PROMPT - Begin at the top of the entries below and write out every line through the one containing "(active) at (656.5,209.5)", excluding pictures.

================================

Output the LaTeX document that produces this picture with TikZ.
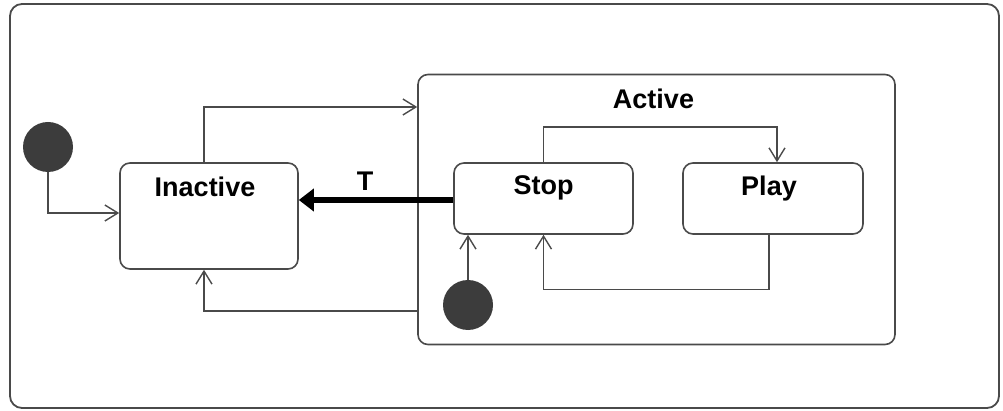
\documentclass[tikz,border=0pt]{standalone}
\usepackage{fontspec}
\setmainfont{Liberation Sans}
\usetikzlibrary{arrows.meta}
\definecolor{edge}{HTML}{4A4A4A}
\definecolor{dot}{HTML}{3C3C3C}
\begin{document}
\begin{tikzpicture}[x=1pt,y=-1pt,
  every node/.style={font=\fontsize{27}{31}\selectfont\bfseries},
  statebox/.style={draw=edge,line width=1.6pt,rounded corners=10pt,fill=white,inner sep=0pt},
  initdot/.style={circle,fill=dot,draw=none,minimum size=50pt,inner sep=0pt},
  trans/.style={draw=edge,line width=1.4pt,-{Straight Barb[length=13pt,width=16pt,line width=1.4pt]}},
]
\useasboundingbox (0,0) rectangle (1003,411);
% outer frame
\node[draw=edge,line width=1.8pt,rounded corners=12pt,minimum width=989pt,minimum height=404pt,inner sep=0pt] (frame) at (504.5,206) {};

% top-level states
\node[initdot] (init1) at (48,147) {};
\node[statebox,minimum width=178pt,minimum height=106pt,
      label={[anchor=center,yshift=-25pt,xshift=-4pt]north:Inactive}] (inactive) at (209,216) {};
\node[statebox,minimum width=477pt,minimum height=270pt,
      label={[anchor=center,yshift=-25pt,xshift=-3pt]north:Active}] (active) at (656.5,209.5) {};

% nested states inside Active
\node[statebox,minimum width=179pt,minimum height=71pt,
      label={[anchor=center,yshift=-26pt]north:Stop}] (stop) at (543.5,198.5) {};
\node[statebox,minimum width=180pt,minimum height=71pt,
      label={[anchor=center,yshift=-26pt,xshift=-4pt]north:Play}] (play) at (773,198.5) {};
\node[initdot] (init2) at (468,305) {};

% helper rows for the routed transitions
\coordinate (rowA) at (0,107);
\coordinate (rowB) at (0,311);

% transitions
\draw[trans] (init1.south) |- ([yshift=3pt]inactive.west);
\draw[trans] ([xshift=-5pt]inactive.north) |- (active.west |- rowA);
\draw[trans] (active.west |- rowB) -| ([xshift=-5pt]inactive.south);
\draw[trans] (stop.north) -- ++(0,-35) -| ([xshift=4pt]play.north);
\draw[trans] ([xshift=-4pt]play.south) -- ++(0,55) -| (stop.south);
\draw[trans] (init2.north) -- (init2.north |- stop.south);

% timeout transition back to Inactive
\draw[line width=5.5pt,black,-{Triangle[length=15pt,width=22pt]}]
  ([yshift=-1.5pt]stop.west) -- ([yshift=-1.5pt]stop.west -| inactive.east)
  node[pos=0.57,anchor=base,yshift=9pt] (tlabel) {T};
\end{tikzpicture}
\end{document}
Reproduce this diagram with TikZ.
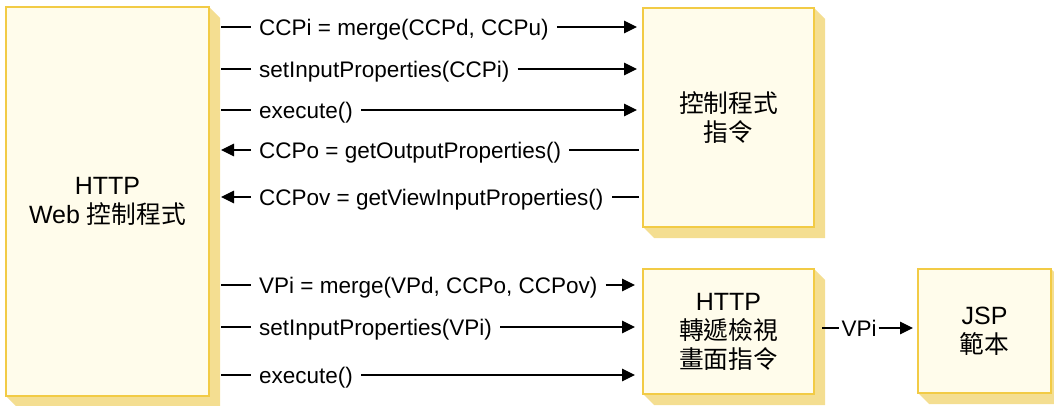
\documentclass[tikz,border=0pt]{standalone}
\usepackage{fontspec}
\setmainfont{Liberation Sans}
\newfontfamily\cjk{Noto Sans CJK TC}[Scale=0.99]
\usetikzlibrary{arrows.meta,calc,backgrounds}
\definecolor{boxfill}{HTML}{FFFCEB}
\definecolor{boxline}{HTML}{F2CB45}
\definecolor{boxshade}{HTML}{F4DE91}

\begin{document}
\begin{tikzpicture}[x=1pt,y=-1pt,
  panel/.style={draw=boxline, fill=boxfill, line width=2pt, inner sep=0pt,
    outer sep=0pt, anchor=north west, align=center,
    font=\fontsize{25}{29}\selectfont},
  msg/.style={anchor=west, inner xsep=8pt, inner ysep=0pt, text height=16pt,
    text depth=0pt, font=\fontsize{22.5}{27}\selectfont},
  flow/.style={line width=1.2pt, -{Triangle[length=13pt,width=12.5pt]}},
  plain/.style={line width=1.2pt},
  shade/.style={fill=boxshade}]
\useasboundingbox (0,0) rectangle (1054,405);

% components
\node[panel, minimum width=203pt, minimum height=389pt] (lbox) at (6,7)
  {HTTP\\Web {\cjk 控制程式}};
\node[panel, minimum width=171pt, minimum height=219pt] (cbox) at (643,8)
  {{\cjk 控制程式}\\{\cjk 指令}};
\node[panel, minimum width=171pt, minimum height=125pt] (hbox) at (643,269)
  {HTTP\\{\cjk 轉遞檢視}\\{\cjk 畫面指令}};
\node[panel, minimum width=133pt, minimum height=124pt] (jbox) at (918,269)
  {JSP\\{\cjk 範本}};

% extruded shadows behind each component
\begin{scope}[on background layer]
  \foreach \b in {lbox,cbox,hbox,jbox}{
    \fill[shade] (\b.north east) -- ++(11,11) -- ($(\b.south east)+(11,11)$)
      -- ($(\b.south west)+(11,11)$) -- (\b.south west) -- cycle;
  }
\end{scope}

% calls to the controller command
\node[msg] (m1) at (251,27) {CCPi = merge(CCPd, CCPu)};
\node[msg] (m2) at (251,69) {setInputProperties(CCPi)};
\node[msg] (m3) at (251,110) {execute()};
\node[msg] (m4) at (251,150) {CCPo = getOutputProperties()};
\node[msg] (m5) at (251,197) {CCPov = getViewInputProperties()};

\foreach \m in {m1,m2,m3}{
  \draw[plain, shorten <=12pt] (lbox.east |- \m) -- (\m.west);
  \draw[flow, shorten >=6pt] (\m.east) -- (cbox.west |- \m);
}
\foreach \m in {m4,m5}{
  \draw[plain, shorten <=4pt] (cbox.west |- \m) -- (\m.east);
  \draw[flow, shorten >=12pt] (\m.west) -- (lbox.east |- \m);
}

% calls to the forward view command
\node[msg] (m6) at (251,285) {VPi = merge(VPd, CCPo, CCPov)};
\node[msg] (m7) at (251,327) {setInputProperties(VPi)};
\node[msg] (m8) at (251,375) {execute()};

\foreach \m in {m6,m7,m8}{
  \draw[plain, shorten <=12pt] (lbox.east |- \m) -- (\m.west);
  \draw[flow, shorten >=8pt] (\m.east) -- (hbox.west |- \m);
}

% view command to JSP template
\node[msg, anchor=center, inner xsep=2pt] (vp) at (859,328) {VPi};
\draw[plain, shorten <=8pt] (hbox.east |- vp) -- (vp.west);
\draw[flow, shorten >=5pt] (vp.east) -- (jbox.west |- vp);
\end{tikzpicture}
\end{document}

================================

WORKED ANSWER -
Output the LaTeX document that produces this picture with TikZ.
\documentclass[tikz,border=0pt]{standalone}
\usepackage{fontspec}
\setmainfont{Liberation Sans}
\usetikzlibrary{arrows.meta}
\definecolor{edge}{HTML}{4A4A4A}
\definecolor{dot}{HTML}{3C3C3C}
\begin{document}
\begin{tikzpicture}[x=1pt,y=-1pt,
  every node/.style={font=\fontsize{27}{31}\selectfont\bfseries},
  statebox/.style={draw=edge,line width=1.6pt,rounded corners=10pt,fill=white,inner sep=0pt},
  initdot/.style={circle,fill=dot,draw=none,minimum size=50pt,inner sep=0pt},
  trans/.style={draw=edge,line width=1.4pt,-{Straight Barb[length=13pt,width=16pt,line width=1.4pt]}},
]
\useasboundingbox (0,0) rectangle (1003,411);
% outer frame
\node[draw=edge,line width=1.8pt,rounded corners=12pt,minimum width=989pt,minimum height=404pt,inner sep=0pt] (frame) at (504.5,206) {};

% top-level states
\node[initdot] (init1) at (48,147) {};
\node[statebox,minimum width=178pt,minimum height=106pt,
      label={[anchor=center,yshift=-25pt,xshift=-4pt]north:Inactive}] (inactive) at (209,216) {};
\node[statebox,minimum width=477pt,minimum height=270pt,
      label={[anchor=center,yshift=-25pt,xshift=-3pt]north:Active}] (active) at (656.5,209.5) {};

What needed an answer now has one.